Happy Monday! If you were in a place to see it, I hope you enjoyed the eclipse.
New Article: “How to Learn Digital Marketing for (almost) Free in 6 Months”
The title says it all. This is one of the questions I get most often, and after sending a bunch of different thoughts and notes over the years, I compiled it into one article that anyone could use to get up and running with digital / Internet marketing very quickly.
New Episode: “Are You An Excellent Sheep? A Chat with William Deresiewicz”
I reached out to William (Bill) since I loved his book “Excellent Sheep” and wanted to share some of the concepts with the podcast audience. Whether or not you’ve read the book, this is an excellent conversation about learning to think for yourself and get outside the normal college track.
New Lessons: More photography this week since I’ve been traveling in Colorado and Idaho, “Landscape Photography II: Advanced Tools and Techniques on Skillshare”, and “Landscape Photography III: Pro Editing with Lightroom and Photoshop on Skillshare”
The transcripts from Martin Shkreli are as hilariously brutal as you’d expect them to be.
Neil Soni had a great article last week on “The Optionality Trap.” It’s along the lines of ideas I’m seeing more of, encouraging people to avoid trying to over-optimize for options and freedom since it leads to unhappiness, flightiness, and indecision.
This guy makes model cars and then photographs them into real places to create an antique look. It’s very cool.
After a debate with my family, we discovered that the name “Elk” is a little confusing. In Europe, an “Elk” is what we call a Moose in America, but in America, an Elk is an entirely different animal, also called a Wapiti.
How soon will the planet be too hot for us? Possibly sooner than we think.
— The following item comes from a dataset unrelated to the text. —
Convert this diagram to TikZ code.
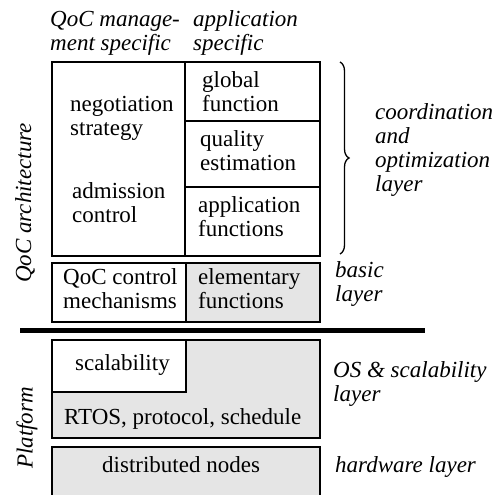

Though, predictions of these kinds of things tend to be over aggressive…
A very old article, but just as relevant (maybe more relevant) today as it was in 1927. Not enough negative results are reported in science, and that significantly skews the interpretation of positive results.
Have a great week,
Nat
P.S. Thank you to Héctor for sending me an advanced copy of “Ikigai: The Japanese Secret to a Long and Happy Life”!